I have a complicated relationship with self-improvement. I think our (American? female?) obsession breaks us down and gets us to buy shit more often than it lifts us up. On my blog and in my life, I want to be the voice of You’re good enough. Life is crazy. Have a cookie and a good cry. Yet there’s something charming and innocent about seeing every new day as an opportunity for self-actualization. I just don’t think that Scandinavians think that way, you know?
|Bread and bread. And bread.|
One of the magazine’s tips: Start a resolution on a Wednesday when you’re not overwhelmed by the Monday-ness of Monday. So here goes [ed. note: I wrote this post last night].

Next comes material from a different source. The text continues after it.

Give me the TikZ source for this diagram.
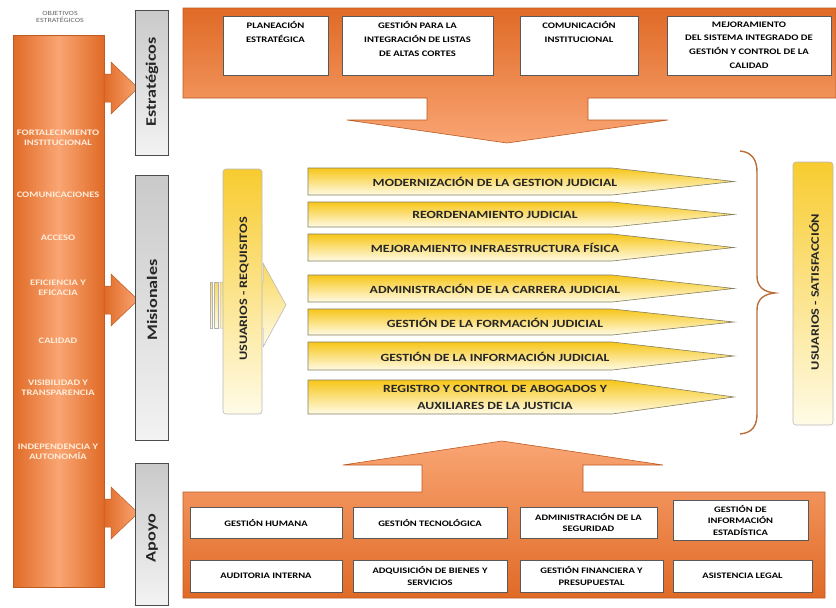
\documentclass[tikz,border=0pt]{standalone}
\usepackage{fontspec}
\setmainfont{Carlito}
\newfontfamily\widefont[FakeStretch=1.25]{Carlito}
\begin{document}
\begin{tikzpicture}[x=1pt,y=-1pt,
  orgA/.style={top color=orDark,bottom color=orLight,draw=orEdge,line width=0.6pt},
  orgB/.style={top color=orLight,bottom color=orDark,draw=orEdge,line width=0.6pt},
  col/.style={left color=orDark,right color=orDark,middle color=orLight,draw=orEdge,line width=0.6pt},
  bar/.style={top color=gray!42,bottom color=gray!10,draw=gray!60!black,line width=0.7pt},
  barlab/.style={rotate=90,font=\widefont\fontsize{14.5}{14.5}\selectfont\bfseries,text=black!85},
  wbox/.style={fill=white,draw=black!65,line width=0.7pt},
  wtxt/.style={font=\widefont\fontsize{8.5}{13.8}\selectfont\bfseries,align=center,text=black},
  btxt/.style={font=\widefont\fontsize{8.4}{11.5}\selectfont\bfseries,align=center,text=black},
  coltxt/.style={font=\widefont\fontsize{8.4}{10}\selectfont\bfseries,align=center,text=white!85!orange},
  banner/.style={top color=yel,bottom color=cream,draw=olive!40!black!70,line width=0.6pt},
  bantxt/.style={font=\widefont\fontsize{11}{16.5}\selectfont\bfseries,align=center,text=black!85},
  ubox/.style={top color=yel!90,bottom color=cream,draw=gray!55,line width=0.6pt,rounded corners=3pt},
  utxt/.style={rotate=90,font=\widefont\fontsize{11.4}{11.4}\selectfont\bfseries,text=black!85},
  brace/.style={draw=braceC,line width=1.4pt}]
\definecolor{orDark}{RGB}{224,106,38}
\definecolor{orLight}{RGB}{249,165,115}
\definecolor{orEdge}{RGB}{190,90,35}
\definecolor{yel}{RGB}{247,198,25}
\definecolor{cream}{RGB}{255,251,230}
\definecolor{braceC}{RGB}{185,110,60}
\useasboundingbox (0,0) rectangle (836,608);
\fill[white] (0,0) rectangle (836,608);

% left column
\node[font=\widefont\fontsize{6.4}{7.5}\selectfont,align=center,text=black!60] (objt) at (60,17) {OBJETIVOS\\ESTRATÉGICOS};
\path[col] (13,35) rectangle (104,587);
\node[coltxt] (c1) at (58,138) {FORTALECIMIENTO\\INSTITUCIONAL};
\node[coltxt] (c2) at (58,195) {COMUNICACIONES};
\node[coltxt] (c3) at (58,238) {ACCESO};
\node[coltxt] (c4) at (58,288) {EFICIENCIA Y\\EFICACIA};
\node[coltxt] (c5) at (58,341) {CALIDAD};
\node[coltxt] (c6) at (58,388) {VISIBILIDAD Y\\TRANSPARENCIA};
\node[coltxt] (c7) at (58,452) {INDEPENDENCIA Y\\AUTONOMÍA};

% left arrows
\foreach \yc in {88,300,513}{
  \path[left color=orDark,right color=orLight,draw=orEdge,line width=0.5pt]
    (104,\yc-14) -- (111,\yc-14) -- (111,\yc-26) -- (138,\yc) -- (111,\yc+26) -- (111,\yc+14) -- (104,\yc+14) -- cycle;
}

% gray bars
\path[bar] (135,10) rectangle (168,155);
\node[barlab] (est) at (152,82) {Estratégicos};
\path[bar] (135,175) rectangle (168,440);
\node[barlab] (mis) at (152,300) {Misionales};
\path[bar] (135,463) rectangle (168,605);
\node[barlab] (apo) at (152,538) {Apoyo};

% top block with down arrow
\path[orgA] (183,8) -- (836,8) -- (836,98) -- (588,98) -- (588,120) -- (668,120) -- (507,143)
  -- (347,120) -- (427,120) -- (427,98) -- (183,98) -- cycle;
\path[wbox] (223,16) rectangle (328,75);
\path[wbox] (342,16) rectangle (493,75);
\path[wbox] (520,16) rectangle (638,75);
\path[wbox] (667,16) rectangle (831,75);
\node[wtxt,anchor=north] (t1) at (275.5,18) {PLANEACIÓN\\ESTRATÉGICA};
\node[wtxt,anchor=north] (t2) at (417.5,18) {GESTIÓN PARA LA\\INTEGRACIÓN DE LISTAS\\DE ALTAS CORTES};
\node[wtxt,anchor=north] (t3) at (579,18) {COMUNICACIÓN\\INSTITUCIONAL};
\node[wtxt,anchor=north] (t4) at (749,18) {MEJORAMIENTO\\DEL SISTEMA INTEGRADO DE\\GESTIÓN Y CONTROL DE LA\\CALIDAD};

% requisitos arrow and box
\path[top color=yel!70,bottom color=cream,draw=gray!60,line width=0.5pt] (210,282) rectangle (212,328);
\path[top color=yel!70,bottom color=cream,draw=gray!60,line width=0.5pt] (214,282) rectangle (218,328);
\path[top color=yel!70,bottom color=cream,draw=gray!60,line width=0.5pt]
  (220,282) -- (263,282) -- (263,263) -- (286,305) -- (263,347) -- (263,328) -- (220,328) -- cycle;
\path[ubox] (223,169) rectangle (262,414);
\node[utxt] (req) at (244,289) {USUARIOS - REQUISITOS};

% banners
\foreach \ya/\yb/\nm/\tx in {
  168/195/b1/{MODERNIZACIÓN DE LA GESTION JUDICIAL},
  202/227/b2/{REORDENAMIENTO JUDICIAL},
  234/261/b3/{MEJORAMIENTO INFRAESTRUCTURA FÍSICA},
  275/302/b4/{ADMINISTRACIÓN DE LA CARRERA JUDICIAL},
  309/335/b5/{GESTIÓN DE LA FORMACIÓN JUDICIAL},
  342/370/b6/{GESTIÓN DE LA INFORMACIÓN JUDICIAL},
  380/414/b7/{REGISTRO Y CONTROL DE ABOGADOS Y\\AUXILIARES DE LA JUSTICIA}}{
  \path[banner] (308,\ya) -- (612,\ya) -- (734,{(\ya+\yb)/2}) -- (612,\yb) -- (308,\yb) -- cycle;
  \node[bantxt] (\nm) at (495,{(\ya+\yb)/2+0.5}) {\tx};
}

% brace
\path[brace] (740,151) .. controls (752,152) and (757,160) .. (757,172) -- (757,276)
  .. controls (757,287) and (764,292) .. (775,293) .. controls (764,294) and (757,299) .. (757,310)
  -- (757,414) .. controls (757,426) and (752,433) .. (740,434);

% satisfaccion box
\path[ubox] (793,162) rectangle (833,425);
\node[utxt] (sat) at (814,292) {USUARIOS - SATISFACCIÓN};

% bottom block with up arrow
\path[orgB] (502,441) -- (663,465) -- (583,465) -- (583,492) -- (825,492) -- (825,598)
  -- (183,598) -- (183,492) -- (422,492) -- (422,465) -- (343,465) -- cycle;
\path[wbox] (190,507) rectangle (342,538);
\path[wbox] (353,507) rectangle (507,538);
\path[wbox] (520,507) rectangle (657,538);
\path[wbox] (673,500) rectangle (808,540);
\path[wbox] (190,560) rectangle (342,592);
\path[wbox] (353,560) rectangle (507,592);
\path[wbox] (520,560) rectangle (663,592);
\path[wbox] (673,560) rectangle (812,592);
\node[btxt] (a1) at (266,522.5) {GESTIÓN HUMANA};
\node[btxt] (a2) at (430,522.5) {GESTIÓN TECNOLÓGICA};
\node[btxt] (a3) at (588.5,522.5) {ADMINISTRACIÓN DE LA\\SEGURIDAD};
\node[btxt] (a4) at (740.5,520) {GESTIÓN DE\\INFORMACIÓN\\ESTADÍSTICA};
\node[btxt] (a5) at (266,576) {AUDITORIA INTERNA};
\node[btxt] (a6) at (430,576) {ADQUISICIÓN DE BIENES Y\\SERVICIOS};
\node[btxt] (a7) at (591.5,576) {GESTIÓN FINANCIERA Y\\PRESUPUESTAL};
\node[btxt] (a8) at (742.5,576) {ASISTENCIA LEGAL};
\end{tikzpicture}
\end{document}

I mean, I’m not really making a resolution right now. I’m making a meta-resolution, which is not to get derailed by my own perfectionism.
|The perfectionist in me wants better punctuation in my screw-it message.|
That’s just basic common sense, and yet I read it with a kind of wonder. Other people have screw-it syndrome too? My sister has long accused me of beating myself up for having basic human emotions. I always think that I am worse than everyone else and that I should be better. Neither is true. I’m just not that special.
During the Thought of the Day at Homeboy this morning, Fr. Greg talked about cherishing the moment. The root of the word cherish, he said, means “to hold.” We should hold good moments and bad ones, simply turn them over and look at them.
|A thing I would like to hold.|
So I guess that’s my overly abstract, not-quite-the-new-year resolution (Oprah and company also recommend warming up to a new habit): more cherishing, less saying of screw it. I’ve made similar resolutions before, and even as I type this, I know that what I really want is to trick myself into being perfect by accepting my imperfection. Like some kind of secret back door to perfection.
I’ve been working on an essay or a memoir chapter or something about perfectionism, and I keep circling it, not quite sure how to describe a problem I’m still in the middle of. But I’m not a perfectionist about the essay itself, because I’m much more well adjusted in my writing life than in the rest of my life.